A solo Bitcoin miner scored an uncommon windfall of over $200,000 after successfully validating a block using just $75 worth of rented hashrate.
In a rare turn of events, the independent miner processed a full Bitcoin block, landing a significant reward through a modest setup and on-demand computing power. The miner received the standard 3.125 BTC block reward—valued at roughly $200,000 at current market rates—after mining block 938092, according to blockchain records and insights shared by mining firm Braiins.
Braiins noted that the miner utilized rented hash power, spending around 119,000 satoshis (about $75 at the time) to lease 1 petahash per second of processing capacity, along with a minor solo-mining fee. The operation was carried out via CKPool, a platform that allows individual miners to mine independently while still using a pool server to distribute tasks and submit completed solutions.
Although solo block validation remains extremely rare, this case highlights how even a relatively small investment in on-demand hashrate can occasionally result in a major payout.
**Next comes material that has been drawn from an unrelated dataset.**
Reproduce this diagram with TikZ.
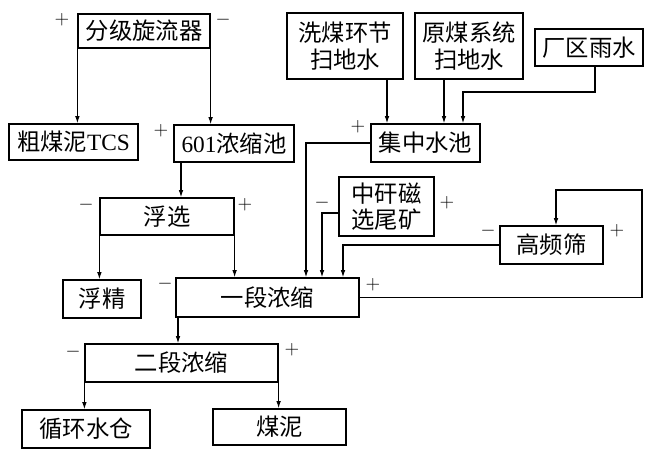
\documentclass[tikz,border=0pt]{standalone}
\usepackage{fontspec}
\setmainfont{Liberation Serif}
\newfontfamily\cjk{Noto Sans CJK SC}
\usetikzlibrary{arrows.meta}

\tikzset{
  box/.style={draw, line width=0.9pt, inner sep=0pt, align=center,
    font=\cjk\fontsize{17.5}{20}\selectfont},
  wh/.style 2 args={minimum width=#1*0.75pt, minimum height=#2*0.75pt},
  arr/.style={line width=0.9pt, -{Latex[length=5.5pt,width=3.5pt]}},
  sgn/.style={inner sep=0pt, font=\fontsize{15}{15}\selectfont}
}

\begin{document}
\begin{tikzpicture}[x=0.75pt, y=-0.75pt]
    \useasboundingbox (0,0) rectangle (653,456);
    % boxes
    \node[box, wh={132}{34}] (fj) at (144,31) {分级旋流器};
    \node[box, wh={129}{36}] (tcs) at (73.5,142) {粗煤泥{\rmfamily TCS}};
    \node[box, wh={120}{37}] (ns) at (234,143.5) {{\rmfamily 601}浓缩池};
    \node[box, wh={116}{66}] (xm) at (345,46) {洗煤环节\\扫地水};
    \node[box, wh={108}{66}] (ym) at (469,46) {原煤系统\\扫地水};
    \node[box, wh={108}{37}] (yy) at (589,47.5) {厂区雨水};
    \node[box, wh={109}{38}] (jz) at (425.5,143) {集中水池};
    \node[box, wh={134}{37}] (fx) at (167,216.5) {浮选};
    \node[box, wh={78}{38}] (fjing) at (102,299) {浮精};
    \node[box, wh={183}{39}] (yd) at (267.5,297.5) {一段浓缩};
    \node[box, wh={95}{59}] (zg) at (386.5,206.5) {中矸磁\\选尾矿};
    \node[box, wh={103}{38}] (gp) at (551.5,245) {高频筛};
    \node[box, wh={193}{38}] (ed) at (181.5,363) {二段浓缩};
    \node[box, wh={128}{38}] (xh) at (86,429) {循环水仓};
    \node[box, wh={133}{36}] (mn) at (279.5,427) {煤泥};

    % signs
    \node[sgn] (p1) at (62,20) {$+$};
    \node[sgn] (m1) at (223,20) {$-$};
    \node[sgn] (p2) at (161,131) {$+$};
    \node[sgn] (p3) at (358,127) {$+$};
    \node[sgn] (m3) at (86,205) {$-$};
    \node[sgn] (p4) at (245,205) {$+$};
    \node[sgn] (m4) at (165,284) {$-$};
    \node[sgn] (p5) at (373,285) {$+$};
    \node[sgn] (m5) at (322,203) {$-$};
    \node[sgn] (p6) at (447,203) {$+$};
    \node[sgn] (m6) at (488,231) {$-$};
    \node[sgn] (p7) at (617,231) {$+$};
    \node[sgn] (m7) at (73,352) {$-$};
    \node[sgn] (p8) at (292,350) {$+$};

    % turning points
    \coordinate (k601) at (181,0);
    \coordinate (kxm) at (387,0);
    \coordinate (kym) at (444,0);
    \coordinate (t1) at (595,92);
    \coordinate (t2) at (463,92);
    \coordinate (kjz) at (306,0);
    \coordinate (kzg) at (322,213);
    \coordinate (kgp) at (343,0);
    \coordinate (r1) at (642,190);
    \coordinate (r2) at (556,190);
    \coordinate (kyd) at (178,0);

    % connectors
    \draw[arr] (fj.south west) -- (fj.south west |- tcs.north);
    \draw[arr] (fj.south east) -- (fj.south east |- ns.north);
    \draw[arr] (k601 |- ns.south) -- (k601 |- fx.north);
    \draw[arr] (fx.south west) -- (fx.south west |- fjing.north);
    \draw[arr] (fx.south east) -- (fx.south east |- yd.north);
    \draw[arr] (kxm |- xm.south) -- (kxm |- jz.north);
    \draw[arr] (kym |- ym.south) -- (kym |- jz.north);
    \draw[arr] (t1 |- yy.south) -- (t1) -- (t2) -- (t2 |- jz.north);
    \draw[arr] (jz.west) -- (kjz |- jz.west) -- (kjz |- yd.north);
    \draw[arr] (kzg -| zg.west) -- (kzg) -- (kzg |- yd.north);
    \draw[arr] (gp.west) -- (kgp |- gp.west) -- (kgp |- yd.north);
    \draw[arr] (yd.east) -- (yd.east -| r1) -- (r1) -- (r2) -- (r2 |- gp.north);
    \draw[arr] (kyd |- yd.south) -- (kyd |- ed.north);
    \draw[arr] (ed.south west) -- (ed.south west |- xh.north);
    \draw[arr] (ed.south east) -- (ed.south east |- mn.north);
\end{tikzpicture}
\end{document}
On-demand hashrate, a cloud-based mining method, enables users to rent computational power for cryptocurrency mining without the need to own or maintain physical hardware.
Bitcoin block 938092, validated by a solo miner with rented hash power. Source: Mempool.space
The miner confirmed Bitcoin block 938092 at approximately 8:04 a.m. UTC on Tuesday, based on blockchain records from Mempool.space.
Solo wins remain statistically rare
Finding a block as a solo miner is still an uncommon achievement. Over the past year, 21 solo miners have pulled it off, collectively earning 66 BTC—valued at about $4.1 million at current prices. This represents a 17% rise in solo blocks discovered within the last year, according to data compiled by solo-mining tracker Bennet.
Solo Bitcoin mining block stats. Source: Bennet.org
Data shows that a solo block is mined at an average interval of 17.2 days.
Bitcoin mining industry rebounds after US winter storms
Bitcoin mining difficulty rose to 144.4 trillion following the latest network adjustment, reflecting a 15% increase.
This update offset the earlier 11% decline caused by harsh winter storms across the United States earlier in the month—the steepest drop in hashrate since China’s mining crackdown in 2021.
Bitcoin Difficulty Chart. Source: CoinWarz
Hashrate reflects the combined computing power securing the Bitcoin network. Mining difficulty is recalibrated every 2,016 blocks—roughly every two weeks—to ensure new blocks continue to be produced at an average interval of about 10 minutes.